Along with Hammersley, they were Anita Du Mars, 101, Phillip Melville, 100, and Frances Webb, 102.
Du Mars grew up in Luxembourg, where she met her husband David, who fought in Normandy, Germany and the Battle of the Bulge. She came to the United States with 350 other WWII brides and speaks five languages, including Luxembourgish, French, German, English and Spanish.
Melville was born in Paris, France and moved during WWII to Albuquerque, New Mexico as a teenager. He worked as a civil engineer for the Virginia Department of Transportation, the U.S. Army Corps of Engineers and the Civil Aviation Administration.
Webb, who was the oldest of five children, helped watch her siblings after her father passed away. She worked at the South Carolina Navy Yard as a welder and was married to her husband Jewel for more than 50 years.
“It’s all right here; four people who can really walk us through amazing things about Alexandria,” Garvey said.
Other registered centenarians who were not in attendance included Andrey Fenton, 100, Lowell Fisher, 100, Marilyn McLean, 100, Jane Sara, 102, Alice Schmidt, 102, Catherine Sevick, 105, Virginia Sahaj, 102, Miriam Wiener, 100 and Mildred Youso, 101. Some city centenarians were not registered, including Charlotte Olson, who turned 100 in February.

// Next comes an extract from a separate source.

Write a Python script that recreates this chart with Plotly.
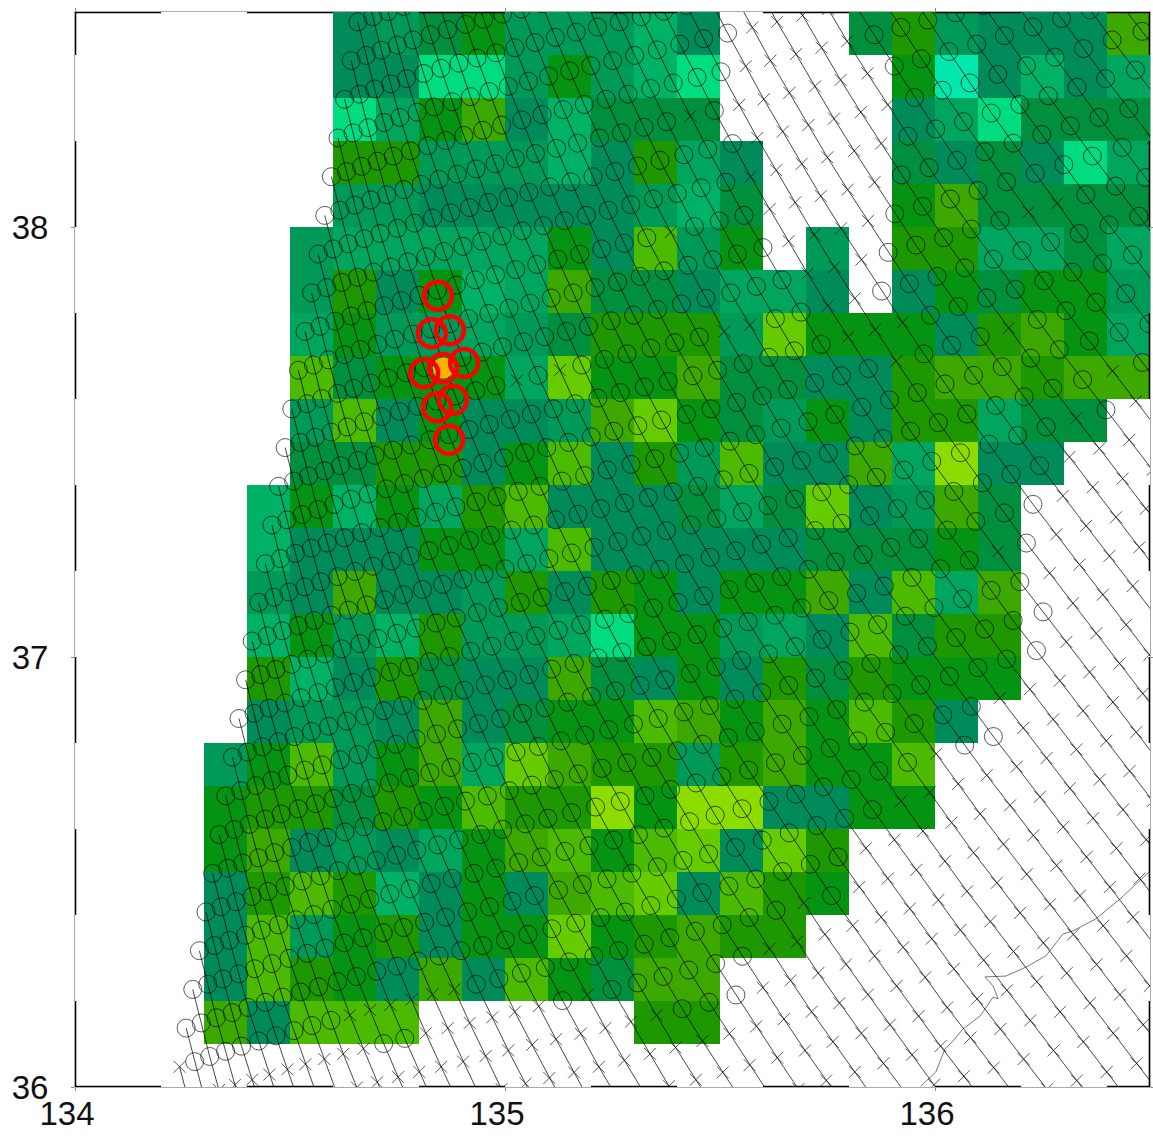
import plotly.graph_objects as go

# ---- gridded field: one string per 0.1 degree row, north to south, letters are colour levels ----
cell_rows = [
    "......fegheeecf...giefffj",
    "......ffbbehecb....hafcfd",
    "......bdhjfcggg....fdbggg",
    "......iieeecfidf...gfgfbd",
    "......eefffffecg...hjgggg",
    ".....edddddhfkeh.e.iiddgd",
    ".....eifhcdjggfddf.fhghhe",
    ".....dheedegiiielhhhfijhd",
    ".....kghhhdlhhjggffijjijj",
    ".....ekfhffejlhgehfiidgg.",
    ".....ggiifhkfiekffjdmff..",
    "....chchdikfffgdglfejg...",
    "....cfffhhdkfffffggghg...",
    "....efjffeifihfhhjfkdj...",
    "....checieedbhhedfkgii...",
    "....icfigffjgfhfigihhh...",
    "....feefjfghhkjhjhkif....",
    "...ehkehjdljiieijhhk.....",
    "...hiigihkiimhmmffhh.....",
    "...hjfefdhjkhklfli.......",
    "...fikicfhfjklfkih.......",
    "...fkehifhhlhijii........",
    "...fkihfjfkhgjj..........",
    "...jfkkk.....ii..........",
    ".........................",
]
levels = "abcdefghijklm"
level_colors = ["#00E8AE", "#00DC80", "#00B266", "#00A65E", "#009A58", "#008C5A", "#008F3C",
                "#049412", "#1E9800", "#3CA800", "#4CBA00", "#66CC00", "#8CDC00"]
cell_lon = [134.05 + 0.1 * k for k in range(25)]
cell_lat = [38.45 - 0.1 * k for k in range(25)]

# ---- footprint scan geometry (degrees) ----
scan_lon0, scan_lat0 = 134.6116, 38.207
row_dlon, row_dlat = -0.01535, -0.09
scan_dlon = [.035, .035, .037, .037, .040, .040, .042, .042, .044, .044, .047, .047, .049, .049, .051, .051,
             .0525, .0525, .0555, .0555, .0575, .0575, .0595, .0595, .0595, .0625, .0625, .0625, .0645, .0645, .0645, .0665,
             .0665, .0665, .0665, .0695, .0695, .0695, .0695, .0695, .0695, .0695, .0695, .0695, .0695, .0695]
scan_dlat = [.012] * 16 + [.013] * 6 + [.015] * 4 + [.017] * 4 + [.020] * 16

# footprints drawn as crosses inside the coloured area
cross_on_cells = [
    (135.437, 38.253), (135.128, 37.656), (135.023, 37.626), (135.388, 37.986), (135.507, 37.756),
    (135.565, 37.772), (135.574, 38.116), (135.809, 38.440), (135.721, 37.986), (135.705, 37.895),
    (135.763, 37.916), (135.747, 37.826), (135.798, 37.756), (135.860, 37.767), (135.921, 37.779),
    (135.909, 37.698), (136.174, 37.767), (136.228, 38.040), (136.298, 38.063), (136.426, 37.672),
    (136.142, 37.249), (136.337, 37.558), (136.142, 36.912), (135.967, 36.686), (135.898, 36.670),
    (135.674, 36.437), (135.653, 36.344), (135.588, 36.326), (135.321, 36.170), (135.426, 36.119),
    (134.726, 36.181), (134.772, 36.181), (134.814, 36.212), (134.867, 36.221), (135.167, 36.212),
    (134.633, 36.153), (134.679, 36.165), (135.786, 37.998),
]
# footprints drawn as circles outside the coloured area
circle_on_white = [
    (135.526, 38.447), (135.512, 38.358), (135.495, 38.267), (135.600, 37.951), (135.909, 38.377),
    (135.909, 38.035), (135.891, 37.947), (135.874, 37.853), (136.228, 37.358), (136.212, 37.267),
    (136.193, 37.179), (136.244, 37.109), (136.230, 37.021), (136.126, 36.819), (136.053, 36.793),
    (135.523, 36.305), (135.512, 36.221), (134.272, 36.056), (134.309, 36.067), (134.349, 36.077),
    (134.388, 36.086), (134.423, 36.088), (134.465, 36.107),
]

red_lon = [134.844, 134.830, 134.872, 134.812, 134.856, 134.905, 134.842, 134.879, 134.870]
red_lat = [37.840, 37.753, 37.760, 37.660, 37.672, 37.684, 37.581, 37.598, 37.505]
peak_lon, peak_lat = [134.856], [37.672]

coast_lon = [136.500, 136.430, 136.374, 136.321, 136.298, 136.274, 136.258, 136.212, 136.165, 136.116,
             136.135, 136.147, 136.135, 136.105, 136.065, 136.042, 136.023, 136.002, 135.967]
coast_lat = [36.502, 36.437, 36.391, 36.363, 36.356, 36.326, 36.305, 36.279, 36.258, 36.256,
             36.235, 36.205, 36.209, 36.165, 36.135, 36.107, 36.088, 36.035, 36.002]

x_ticks = [134, 135, 136]
y_ticks = [36, 37, 38]
x_black = [(134.0, 134.2), (134.4, 134.6), (134.8, 135.0), (135.2, 135.4), (135.6, 135.8), (136.0, 136.2), (136.4, 136.5)]
y_black = [(36.0, 36.2), (36.4, 36.6), (36.8, 37.0), (37.2, 37.4), (37.6, 37.8), (38.0, 38.2), (38.4, 38.5)]

# ---- build ----
z = [[levels.index(c) if c != "." else None for c in row] for row in cell_rows]
n = len(levels)
colorscale = []
for k, col in enumerate(level_colors):
    colorscale += [[k / n, col], [(k + 1) / n, col]]

cum_lon, cum_lat = [0.0], [0.0]
for a, b in zip(scan_dlon, scan_dlat):
    cum_lon.append(cum_lon[-1] + a)
    cum_lat.append(cum_lat[-1] + b)
n_i = len(cum_lon)
J0, J1 = -60, 33


def pos(j, i):
    return scan_lon0 + j * row_dlon + cum_lon[i], scan_lat0 + j * row_dlat + cum_lat[i]


def has_cell(lon, lat):
    c = int((lon - 134) / 0.1)
    r = int((38.5 - lat) / 0.1)
    return 0 <= r < 25 and 0 <= c < 25 and z[r][c] is not None


def west_of_cells(lon, lat):
    r = int((38.5 - lat) / 0.1)
    if not 0 <= r < 25:
        return False
    cols = [k for k, v in enumerate(z[r]) if v is not None]
    return bool(cols) and lon < 134 + 0.1 * cols[0]


points = {}
for j in range(-3, J1):
    for i in range(n_i):
        lon, lat = pos(j, i)
        if 133.9 < lon < 136.6 and 35.9 < lat < 38.6:
            points[(j, i)] = (lon, lat)


def nearest(p):
    return min(points, key=lambda k: (points[k][0] - p[0]) ** 2 + (points[k][1] - p[1]) ** 2)


force_cross = {nearest(p) for p in cross_on_cells}
force_circle = {nearest(p) for p in circle_on_white}

cx, cy, xx, xy = [], [], [], []
for key, (lon, lat) in points.items():
    circle = has_cell(lon, lat) or (west_of_cells(lon, lat) and key[0] <= 23)
    if key in force_cross:
        circle = False
    if key in force_circle:
        circle = True
    if circle:
        cx.append(lon); cy.append(lat)
    else:
        xx.append(lon); xy.append(lat)

line_x, line_y = [], []
for d in range(J0, J1):
    for i in range(n_i):
        j = d + i
        if j < J1:
            lon, lat = pos(j, i)
            line_x.append(lon); line_y.append(lat)
    line_x.append(None); line_y.append(None)

ink = "rgba(0,0,0,0.72)"
fig = go.Figure()
fig.add_trace(go.Heatmap(x=cell_lon, y=cell_lat, z=z, colorscale=colorscale, zmin=-0.5, zmax=n - 0.5,
                         showscale=False, hoverongaps=False))
fig.add_trace(go.Scatter(x=coast_lon, y=coast_lat, mode="lines", line=dict(color="#777777", width=1)))
fig.add_trace(go.Scatter(x=line_x, y=line_y, mode="lines", line=dict(color=ink, width=1)))
fig.add_trace(go.Scatter(x=cx, y=cy, mode="markers",
                         marker=dict(symbol="circle-open", size=18, color=ink, line=dict(width=0.9, color=ink))))
fig.add_trace(go.Scatter(x=xx, y=xy, mode="markers",
                         marker=dict(symbol="x-thin", size=12, color=ink, line=dict(width=0.9, color=ink))))
fig.add_trace(go.Scatter(x=peak_lon, y=peak_lat, mode="markers",
                         marker=dict(symbol="circle", size=21, color="#FFB000")))
fig.add_trace(go.Scatter(x=red_lon, y=red_lat, mode="markers",
                         marker=dict(symbol="circle-open", size=28, color="#FF0000", line=dict(width=4.5, color="#FF0000"))))

for a, b in x_black:
    for y in (36.0, 38.5):
        fig.add_trace(go.Scatter(x=[a, b], y=[y, y], mode="lines", cliponaxis=False,
                                 line=dict(color="black", width=2.6)))
for a, b in y_black:
    for x in (134.0, 136.5):
        fig.add_trace(go.Scatter(x=[x, x], y=[a, b], mode="lines", cliponaxis=False,
                                 line=dict(color="black", width=2.6)))

axis_font = dict(family="Liberation Sans, sans-serif", size=33, color="#111111")
fig.update_layout(
    width=1153, height=1139, showlegend=False, hovermode=False,
    margin=dict(l=75, r=3, t=12, b=52, autoexpand=False),
    paper_bgcolor="white", plot_bgcolor="white",
    xaxis=dict(range=[134, 136.5], tickvals=x_ticks, ticktext=[str(v) for v in x_ticks], showgrid=False,
               zeroline=False, showline=True, mirror="ticks", linecolor="#aaaaaa", linewidth=1, automargin=False,
               ticks="outside", ticklen=3, tickcolor="#888888", tickfont=axis_font, ticklabelshift=-8,
               ticklabelstandoff=-6),
    yaxis=dict(range=[36, 38.5], tickvals=y_ticks, ticktext=[str(v) for v in y_ticks], showgrid=False,
               zeroline=False, showline=True, mirror="ticks", linecolor="#aaaaaa", linewidth=1, automargin=False,
               ticks="outside", ticklen=3, tickcolor="#888888", tickfont=axis_font, ticklabelstandoff=16),
)
fig.write_html("out.html", config={"displayModeBar": False},
               post_script="document.body.style.margin='0';document.body.style.overflow='hidden';")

During his remarks, Wilson said the event was intended to celebrate an important milestone and shed light on the legacy each centenarian has built in the community.
“These are the folks who have given back to our community for a generation, a lifetime, and have embodied resilience, embodied self possession, as well as generosity,” Wilson said. “These are folks who have given back in so many different ways to our community – in little and large ways – and have made their mark on this city.”
“The fact that they are here today telling us [their] stories, teaching us, is such a pleasure for all of us and such a miracle,” he added.
Hammersley’s overarching feelings about becoming a centenarian were certain and succinct.
“I’m pleased to be 100,” Hammersley said. “I’m very glad to be here.”